I’m one of four. I had a sibling with autism and LDs who lived at home with my parents. When they became elderly they told us that that were going to leave their home and the majority of their cash to our disabled sibling so they could continue to live in the house for the rest of their life.

When my parents told this to our disabled sibling’s social worker she said ‘oh great then other disabled people can move into the other bedrooms maybe and they can all live together in the house. This was not what my parents had envisaged at all. In their mind social services would provide some genteel housekeeper to take over their role and live like a substitute parent in the house. It was explained that this would not be the case.
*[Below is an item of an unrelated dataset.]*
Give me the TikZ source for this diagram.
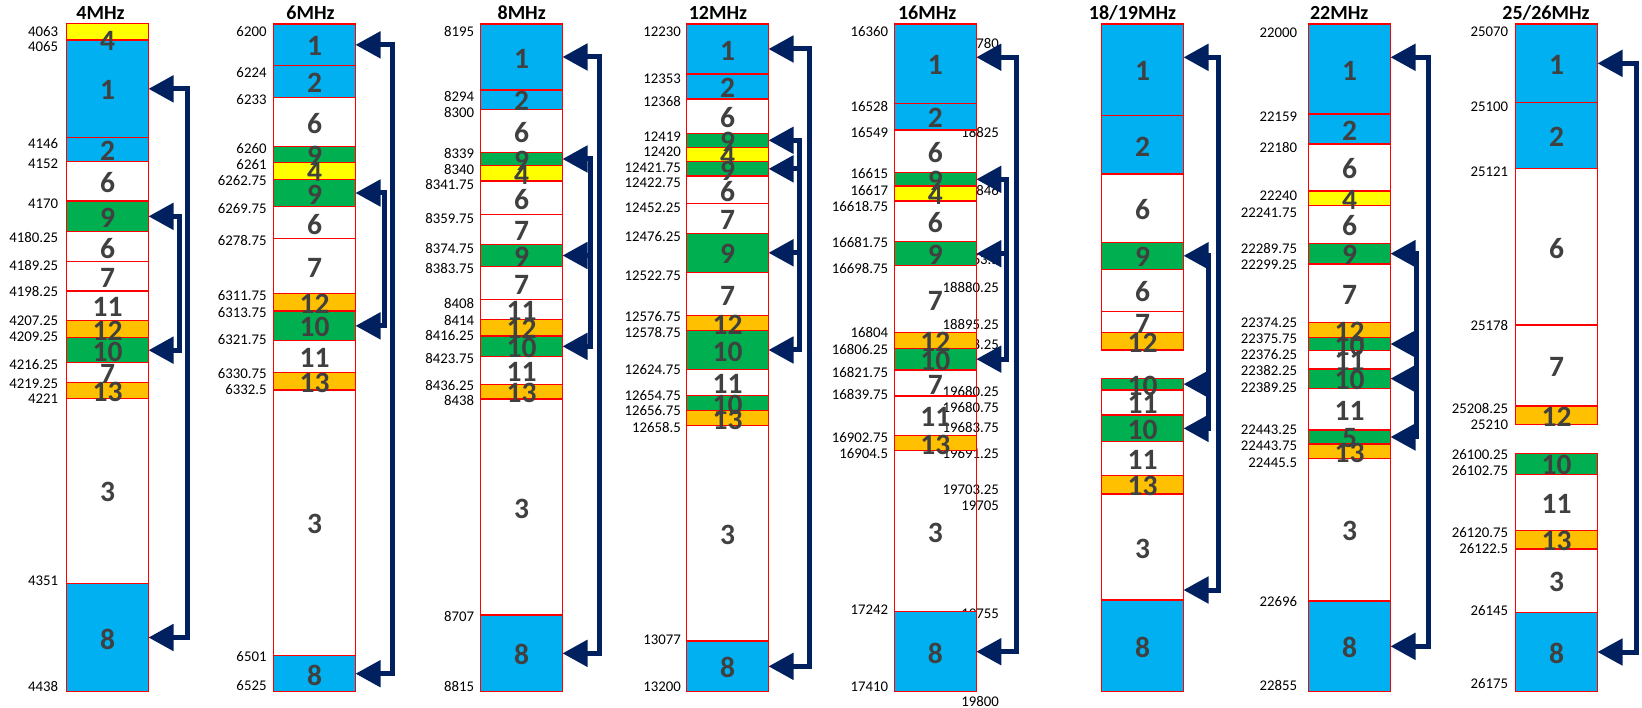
\documentclass[tikz,border=0pt]{standalone}
\usepackage{fontspec}
\setmainfont{Carlito}
\usetikzlibrary{arrows.meta}

\definecolor{segblue}{HTML}{00B0F0}
\definecolor{seggreen}{HTML}{00B050}
\definecolor{segyellow}{HTML}{FFFF00}
\definecolor{segorange}{HTML}{FFC000}
\definecolor{linkblue}{HTML}{002060}
\definecolor{numgray}{HTML}{404040}
\definecolor{edgered}{HTML}{FF0000}

\tikzset{
  seg/.style={draw=edgered, line width=1.5pt, inner sep=0pt, outer sep=0pt, minimum width=82pt},
  segnum/.style={font=\bfseries\fontsize{29.5}{30}\selectfont, text=numgray, inner sep=0pt},
  freq/.style={font=\fontsize{14.8}{15}\selectfont, anchor=east, inner sep=0pt},
  band/.style={font=\bfseries\fontsize{20}{22}\selectfont, anchor=base, inner sep=0pt},
  link/.style={draw=linkblue, line width=5pt, line join=miter},
  both/.style={link, {Triangle[length=25pt,width=26pt]}-{Triangle[length=25pt,width=26pt]}},
  single/.style={link, -{Triangle[length=25pt,width=26pt]}},
}

% one column of channel segments: name prefix, left x, list top/bottom/fill/number/extra drop
\newcommand\bandcolumn[3]{%
  \foreach \segtop/\segbot/\segfill/\segtxt/\segoff [count=\i] in {#3} {
    \node[seg, fill=\segfill, minimum height={(\segbot-\segtop)*1pt}]
      (#1s\i) at ({#2+41},{(\segtop+\segbot)/2}) {};
  }
  \foreach \segtop/\segbot/\segfill/\segtxt/\segoff [count=\i] in {#3} {
    \node[segnum] (#1d\i) at ([yshift={-(1.5+\segoff)*1pt}]#1s\i.center) {\segtxt};
  }
}
% frequency marks: name prefix, right x, list value/y
\newcommand\freqmarks[3]{%
  \foreach \fval/\fy [count=\i] in {#3} {
    \node[freq] (#1f\i) at (#2,\fy) {\fval};
  }
}

\begin{document}
\begin{tikzpicture}[x=1pt,y=-1pt]
\useasboundingbox (0,0) rectangle (1642,708);

% band titles
\node[band] (t1) at (100.5,19.7) {4MHz};
\node[band] (t2) at (310.5,19.7) {6MHz};
\node[band] (t3) at (521.7,19.7) {8MHz};
\node[band] (t4) at (718,19.7) {12MHz};
\node[band] (t5) at (927.2,19.7) {16MHz};
\node[band] (t6) at (1132.5,19.7) {18/19MHz};
\node[band] (t7) at (1339.2,19.7) {22MHz};
\node[band] (t8) at (1546,19.7) {25/26MHz};

% frequency marks
\freqmarks{c1}{58.3}{4063/31.7, 4065/46.7, 4146/143.3, 4152/164, 4170/203.3, 4180.25/237.3, 4189.25/265.7, 4198.25/291.7, 4207.25/321, 4209.25/336.7, 4216.25/364.3, 4219.25/383.3, 4221/399, 4351/581, 4438/686.7}
\freqmarks{c2}{266.7}{6200/31.7, 6224/72.7, 6233/99.3, 6260/148.3, 6261/164.3, 6262.75/181, 6269.75/209, 6278.75/240.7, 6311.75/296, 6313.75/312.7, 6321.75/340, 6330.75/373.3, 6332.5/390, 6501/656.7, 6525/686}
\freqmarks{c3}{474.3}{8195/31.7, 8294/96.7, 8300/112.7, 8339/153.3, 8340/169.3, 8341.75/185, 8359.75/218.3, 8374.75/248.3, 8383.75/268.3, 8408/304, 8414/320.7, 8416.25/336, 8423.75/358.3, 8436.25/385.7, 8438/401, 8707/616, 8815/686.7}
\freqmarks{c4}{681}{12230/31.7, 12353/78.3, 12368/101.7, 12419/136.7, 12420/151.7, 12421.75/167.3, 12422.75/182.7, 12452.25/207.3, 12476.25/236.7, 12522.75/276, 12576.75/316.7, 12578.75/332.7, 12624.75/369.3, 12654.75/396, 12656.75/411, 12658.5/427.7, 13077/639.3, 13200/686.7}
\freqmarks{c5}{888.3}{16360/31.7, 16528/106.7, 16549/132.7, 16615/174, 16617/190.7, 16618.75/206.7, 16681.75/242.7, 16698.75/268.3, 16804/332.7, 16806.25/349.3, 16821.75/372.7, 16839.75/395, 16902.75/437.7, 16904.5/454, 17242/609.3, 17410/686.7}
% 18/19MHz marks, set under the 16MHz column
\freqmarks{c6}{999}{18780/44, 18825/132.7, 18846/190.7, 18863.5/260, 18880.25/287.3, 18895.25/325, 18898.25/345, 19680.25/391.7, 19680.75/407.3, 19683.75/427.3, 19691.25/454, 19703.25/489.3, 19705/506, 19755/614, 19800/701.7}
\freqmarks{c7}{1297.3}{22000/32.3, 22159/116.7, 22180/147.7, 22240/196, 22241.75/212.3, 22289.75/248.3, 22299.25/265, 22374.25/322.7, 22375.75/339, 22376.25/354.3, 22382.25/370.7, 22389.25/387.3, 22443.25/430, 22443.75/446, 22445.5/462.8, 22696/601.7, 22855/685}
\freqmarks{c8}{1508.3}{25070/31.7, 25100/106.7, 25121/171.7, 25178/326, 25208.25/408.3, 25210/424.3, 26100.25/454.7, 26102.75/470.7, 26120.75/532.3, 26122.5/549, 26145/611, 26175/683.3}

% channel columns
\bandcolumn{c1}{66.5}{23.3/40/segyellow/4/8, 40/137.7/segblue/1/0, 137.7/161.7/segblue/2/0, 161.7/201/none/6/0, 201/231.7/seggreen/9/0, 231.7/261.7/none/6/0, 261.7/291/none/7/0, 291/320.7/none/11/0, 320.7/337.7/segorange/12/0, 337.7/362.7/seggreen/10/0, 362.7/382.3/none/7/0, 382.3/398.3/segorange/13/0, 398.3/583.3/none/3/0, 583.3/691.7/segblue/8/0}
\bandcolumn{c2}{273.5}{24/65.7/segblue/1/0, 65.7/97.7/segblue/2/0, 97.7/146.7/none/6/0, 146.7/162.3/seggreen/9/0, 162.3/179.3/segyellow/4/0, 179.3/206.7/seggreen/9/0, 206.7/238.7/none/6/0, 238.7/293.3/none/7/0, 293.3/311/segorange/12/0, 311/340.7/seggreen/10/0, 340.7/372.7/none/11/0, 372.7/390/segorange/13/0, 390/655.7/none/3/0, 655.7/691.7/segblue/8/0}
\bandcolumn{c3}{480.5}{24/90/segblue/1/0, 90/109.3/segblue/2/0, 109.3/152.3/none/6/0, 152.3/165.7/seggreen/9/0, 165.7/181/segyellow/4/0, 181/214.3/none/6/0, 214.3/244.3/none/7/0, 244.3/266.7/seggreen/9/0, 266.7/299.3/none/7/0, 299.3/319.3/none/11/0, 319.3/336/segorange/12/0, 336/356.7/seggreen/10/0, 356.7/384.3/none/11/0, 384.3/399/segorange/13/0, 399/615/none/3/0, 615/691.7/segblue/8/0}
\bandcolumn{c4}{686.5}{24/74/segblue/1/0, 74/99/segblue/2/0, 99/133.3/none/6/0, 133.3/147.3/seggreen/9/0, 147.3/161.7/segyellow/4/0, 161.7/176/seggreen/9/0, 176/203.3/none/6/0, 203.3/233.3/none/7/0, 233.3/272.3/seggreen/9/0, 272.3/315.7/none/7/0, 315.7/330.7/segorange/12/0, 330.7/369.3/seggreen/10/0, 369.3/395.7/none/11/0, 395.7/410.7/seggreen/10/0, 410.7/425.7/segorange/13/0, 425.7/641/none/3/0, 641/691.7/segblue/8/0}
\bandcolumn{c5}{894.3}{24/103.3/segblue/1/0, 103.3/130/segblue/2/0, 130/172.7/none/6/0, 172.7/186/seggreen/9/0, 186/201/segyellow/4/0, 201/241.7/none/6/0, 241.7/265.7/seggreen/9/0, 265.7/332.7/none/7/0, 332.7/348.3/segorange/12/0, 348.3/370/seggreen/10/0, 370/396/none/7/0, 396/435.7/none/11/0, 435.7/450.7/segorange/13/0, 450.7/611.7/none/3/0, 611.7/691.7/segblue/8/0}
\bandcolumn{c6}{1101.5}{24/115.7/segblue/1/0, 115.7/174/segblue/2/0, 174/242.3/none/6/0, 242.3/269.3/seggreen/9/0, 269.3/311.7/none/6/0, 311.7/332.7/none/7/0, 332.7/350/segorange/12/0, 378.3/390/seggreen/10/0, 390/415/none/11/0, 415/441.7/seggreen/10/0, 441.7/475.7/none/11/0, 475.7/494/segorange/13/0, 494/600/none/3/0, 600/691.7/segblue/8/0}
\bandcolumn{c7}{1308.5}{24/114/segblue/1/0, 114/144/segblue/2/0, 144/191/none/6/0, 191/205.7/segyellow/4/0, 205.7/243.3/none/6/0, 243.3/264/seggreen/9/0, 264/322.7/none/7/0, 322.7/337.3/segorange/12/0, 337.3/350.7/seggreen/10/0, 350.7/369/none/11/0, 369/388.3/seggreen/10/0, 388.3/430/none/11/0, 430/444/seggreen/5/0, 444/458.3/segorange/13/0, 458.3/601/none/3/0, 601/691.7/segblue/8/0}
\bandcolumn{c8}{1515.5}{24/102.7/segblue/1/0, 102.7/168.3/segblue/2/0, 168.3/325/none/6/0, 325/406/none/7/0, 406/424.3/segorange/12/0, 453.3/474.3/seggreen/10/0, 474.3/530.7/none/11/0, 530.7/549/segorange/13/0, 549/612.3/none/3/0, 612.3/691.7/segblue/8/0}

% links: 4MHz
\draw[both] (c1s2.east) -- ++(38.5,0) |- (c1s14.east);
\draw[both] (c1s5.east) -- ++(30.5,0) |- (c1s10.east);
% 6MHz
\draw[both] (c2s1.east) -- ++(37.2,0) |- (c2s14.east);
\draw[both] (c2s6.east) -- ++(28.5,0) |- (c2s10.east);
% 8MHz
\draw[both] (c3s1.east) -- ++(36.5,0) |- (c3s16.east);
\draw[both] (c3s4.east) -- ++(27.5,0) |- (c3s12.east);
\coordinate (c3v) at ([xshift=27.5pt]c3s4.east);
\draw[single] (c3v |- c3s8.east) -- (c3s8.east);
% 12MHz
\draw[both] (c4s1.east) -- ++(40.8,0) |- (c4s17.east);
\draw[both] (c4s4.east) -- ++(30.5,0) |- (c4s12.east);
\coordinate (c4v) at ([xshift=30.5pt]c4s4.east);
\draw[single] (c4v |- c4s6.east) -- (c4s6.east);
\draw[single] (c4v |- c4s9.east) -- (c4s9.east);
% 16MHz
\draw[both] ([yshift=6.4pt]c5s1.east) -- ++(39.7,0) |- (c5s15.east);
\draw[both] (c5s4.east) -- ++(29.7,0) |- (c5s10.east);
\coordinate (c5v) at ([xshift=29.7pt]c5s4.east);
\draw[single] (c5v |- c5s7.east) -- (c5s7.east);
% 18/19MHz
\draw[both] ([yshift=12.5pt]c6s1.east) -- ++(34.8,0) |- ([yshift=-43pt]c6s13.east);
\draw[both] (c6s4.east) -- ++(24.8,0) |- (c6s10.east);
\coordinate (c6v) at ([xshift=24.8pt]c6s4.east);
\draw[single] (c6v |- c6s8.east) -- (c6s8.east);
% 22MHz
\draw[both] ([yshift=11.7pt]c7s1.east) -- ++(37.8,0) |- (c7s16.east);
\draw[both] (c7s6.east) -- ++(26.2,0) |- (c7s13.east);
\coordinate (c7v) at ([xshift=26.2pt]c7s6.east);
\draw[single] (c7v |- c7s9.east) -- (c7s9.east);
\draw[single] (c7v |- c7s11.east) -- (c7s11.east);
% 25/26MHz
\draw[both] (c8s1.east) -- ++(38.5,0) |- (c8s10.east);
\end{tikzpicture}
\end{document}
when my parents went to make their will, the solicitor quizzes them about how much they wanted to set aside for repairs to the property, who would administer the repairs, what would happen about day to day expenses and replacing furniture, carpets, cleaning, gardening etc. Our parents brushed this under the carpet and said ‘oh the other siblings will sort all of that out’.

So the other three of us were potentially left with no inheritance, but the worry of maintaining and paying repairs on an old house, with a large garden,inhabited by our sibling who had no idea about safety, would undoubtedly invite unsafe visitors in, and had a tendency to hoard.

Luckily, our family accountant had set up various trusts for vulnerable people and dissuaded my parents from their original plan. When they died, quite a few years ago now, the house and money went into a trust to benefit our disabled sibling, administered by us. As my parents had lived long lives, my sibling was already in their early seventies and had suffered very bad health, having a number of strokes in short succession. Once our parents died social services provided four very short visits to the parental house each day, which meant that the disabled sibling was in effect an isolated prisoner in the house. We were able to sell the house and find a good care home where our sibling is very happy and properly looked after. Something that we would not have been able to do had they been left the house to themselves. These things have to be carefully considered. If someone is vulnerable and on their own the answer is not always to give them assets outright.